-- What needs to be done --
Find each line holding "code" and copy it out.

(Entries taken from a collection)
# # # # # # #
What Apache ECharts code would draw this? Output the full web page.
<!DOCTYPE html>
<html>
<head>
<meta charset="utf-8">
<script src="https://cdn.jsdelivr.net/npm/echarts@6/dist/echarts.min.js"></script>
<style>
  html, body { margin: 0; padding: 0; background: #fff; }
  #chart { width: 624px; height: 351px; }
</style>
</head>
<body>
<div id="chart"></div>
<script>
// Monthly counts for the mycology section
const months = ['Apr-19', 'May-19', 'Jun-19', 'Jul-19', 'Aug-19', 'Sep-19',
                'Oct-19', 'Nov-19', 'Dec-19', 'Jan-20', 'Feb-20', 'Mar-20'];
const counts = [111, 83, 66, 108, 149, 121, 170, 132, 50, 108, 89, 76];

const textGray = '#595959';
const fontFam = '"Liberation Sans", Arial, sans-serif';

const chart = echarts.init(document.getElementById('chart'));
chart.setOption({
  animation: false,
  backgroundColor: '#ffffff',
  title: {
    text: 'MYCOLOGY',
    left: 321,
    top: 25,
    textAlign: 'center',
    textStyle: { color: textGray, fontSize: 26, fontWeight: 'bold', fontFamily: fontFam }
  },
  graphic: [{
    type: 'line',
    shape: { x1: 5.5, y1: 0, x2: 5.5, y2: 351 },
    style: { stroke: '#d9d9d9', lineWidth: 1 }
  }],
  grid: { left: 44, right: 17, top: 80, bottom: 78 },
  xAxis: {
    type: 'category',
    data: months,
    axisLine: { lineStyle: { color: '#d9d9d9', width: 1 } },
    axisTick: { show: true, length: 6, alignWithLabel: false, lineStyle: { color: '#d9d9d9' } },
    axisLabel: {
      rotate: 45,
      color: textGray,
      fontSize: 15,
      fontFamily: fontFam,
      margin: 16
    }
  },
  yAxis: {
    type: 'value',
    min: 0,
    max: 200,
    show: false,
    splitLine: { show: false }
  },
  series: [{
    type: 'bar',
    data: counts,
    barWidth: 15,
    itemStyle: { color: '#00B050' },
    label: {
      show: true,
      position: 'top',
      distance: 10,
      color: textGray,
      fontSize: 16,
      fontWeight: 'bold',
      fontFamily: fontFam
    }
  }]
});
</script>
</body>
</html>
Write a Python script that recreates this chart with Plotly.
# # # # # # #
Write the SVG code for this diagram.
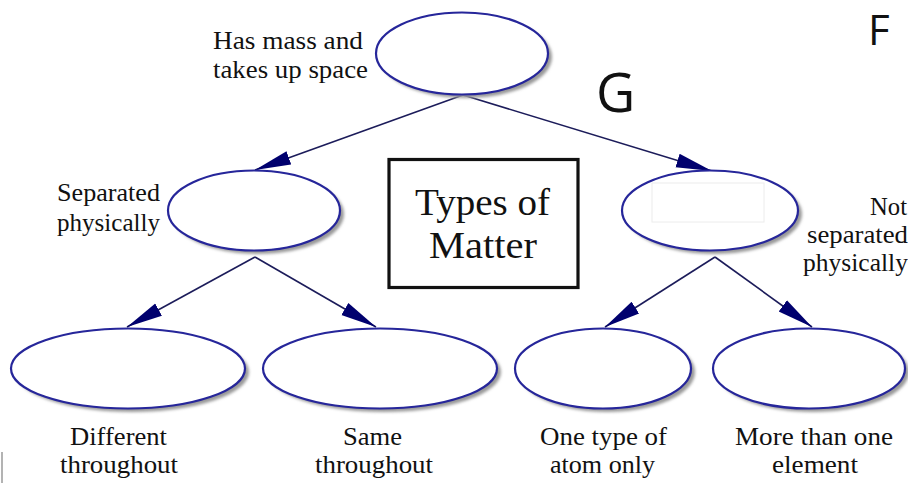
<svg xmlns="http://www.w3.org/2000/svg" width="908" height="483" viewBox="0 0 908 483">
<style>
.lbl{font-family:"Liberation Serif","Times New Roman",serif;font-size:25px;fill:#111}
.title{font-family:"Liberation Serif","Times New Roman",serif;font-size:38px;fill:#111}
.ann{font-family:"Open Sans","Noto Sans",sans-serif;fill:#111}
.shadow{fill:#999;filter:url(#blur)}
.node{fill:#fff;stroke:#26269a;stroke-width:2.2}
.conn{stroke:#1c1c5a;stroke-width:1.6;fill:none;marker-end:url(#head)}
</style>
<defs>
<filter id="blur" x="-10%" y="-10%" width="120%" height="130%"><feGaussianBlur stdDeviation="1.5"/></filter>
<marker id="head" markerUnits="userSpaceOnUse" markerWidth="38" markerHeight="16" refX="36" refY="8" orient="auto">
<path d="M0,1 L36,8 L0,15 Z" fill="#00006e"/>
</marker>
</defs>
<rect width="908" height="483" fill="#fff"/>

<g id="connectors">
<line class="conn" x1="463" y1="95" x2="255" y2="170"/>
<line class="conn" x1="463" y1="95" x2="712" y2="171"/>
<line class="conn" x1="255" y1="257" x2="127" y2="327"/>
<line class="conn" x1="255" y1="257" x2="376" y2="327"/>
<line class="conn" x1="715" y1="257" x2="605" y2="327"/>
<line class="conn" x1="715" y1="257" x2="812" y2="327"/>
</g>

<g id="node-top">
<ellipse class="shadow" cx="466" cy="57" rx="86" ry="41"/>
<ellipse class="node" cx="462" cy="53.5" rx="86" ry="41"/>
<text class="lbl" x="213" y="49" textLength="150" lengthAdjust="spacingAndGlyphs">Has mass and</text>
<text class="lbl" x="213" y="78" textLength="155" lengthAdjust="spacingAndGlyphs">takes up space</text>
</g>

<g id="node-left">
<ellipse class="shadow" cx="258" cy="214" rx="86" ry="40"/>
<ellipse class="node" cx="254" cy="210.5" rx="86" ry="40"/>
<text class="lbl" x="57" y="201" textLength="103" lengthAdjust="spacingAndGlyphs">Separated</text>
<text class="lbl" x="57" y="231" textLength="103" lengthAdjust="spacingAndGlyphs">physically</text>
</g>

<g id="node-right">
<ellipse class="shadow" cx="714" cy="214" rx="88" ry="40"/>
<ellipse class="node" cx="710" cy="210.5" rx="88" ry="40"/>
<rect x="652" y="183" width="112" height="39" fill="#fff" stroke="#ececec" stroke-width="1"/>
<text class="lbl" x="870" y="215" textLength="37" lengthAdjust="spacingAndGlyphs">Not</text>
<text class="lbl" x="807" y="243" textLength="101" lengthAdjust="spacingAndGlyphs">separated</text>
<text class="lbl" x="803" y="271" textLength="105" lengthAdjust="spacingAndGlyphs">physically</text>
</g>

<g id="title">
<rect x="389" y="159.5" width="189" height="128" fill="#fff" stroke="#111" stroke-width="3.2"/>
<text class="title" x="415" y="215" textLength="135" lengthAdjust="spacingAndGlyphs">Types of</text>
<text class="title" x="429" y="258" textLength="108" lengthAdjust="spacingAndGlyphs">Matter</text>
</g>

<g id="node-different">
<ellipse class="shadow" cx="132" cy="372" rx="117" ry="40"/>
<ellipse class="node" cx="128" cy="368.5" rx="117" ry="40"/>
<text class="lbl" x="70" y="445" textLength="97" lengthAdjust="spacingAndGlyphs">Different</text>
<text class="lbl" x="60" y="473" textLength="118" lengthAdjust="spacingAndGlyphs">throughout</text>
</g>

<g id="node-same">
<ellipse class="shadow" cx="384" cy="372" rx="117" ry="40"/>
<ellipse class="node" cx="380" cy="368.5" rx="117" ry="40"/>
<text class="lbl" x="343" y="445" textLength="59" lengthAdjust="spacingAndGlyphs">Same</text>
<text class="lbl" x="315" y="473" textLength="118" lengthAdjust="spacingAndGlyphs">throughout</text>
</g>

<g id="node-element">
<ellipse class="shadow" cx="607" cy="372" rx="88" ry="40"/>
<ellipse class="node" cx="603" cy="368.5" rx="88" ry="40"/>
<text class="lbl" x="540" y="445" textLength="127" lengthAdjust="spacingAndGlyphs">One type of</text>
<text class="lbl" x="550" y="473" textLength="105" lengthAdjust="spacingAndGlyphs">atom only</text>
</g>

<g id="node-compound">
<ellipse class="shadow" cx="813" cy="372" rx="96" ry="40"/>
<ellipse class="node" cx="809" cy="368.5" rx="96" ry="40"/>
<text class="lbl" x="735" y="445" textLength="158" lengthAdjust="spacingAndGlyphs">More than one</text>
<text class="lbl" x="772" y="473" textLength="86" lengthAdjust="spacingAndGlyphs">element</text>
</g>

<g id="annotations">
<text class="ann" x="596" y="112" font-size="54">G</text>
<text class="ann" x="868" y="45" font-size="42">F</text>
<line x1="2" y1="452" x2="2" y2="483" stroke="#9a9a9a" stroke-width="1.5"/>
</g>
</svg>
# # # # # # #
-- Result of the task --
What Apache ECharts code would draw this? Output the full web page.
Write the SVG code for this diagram.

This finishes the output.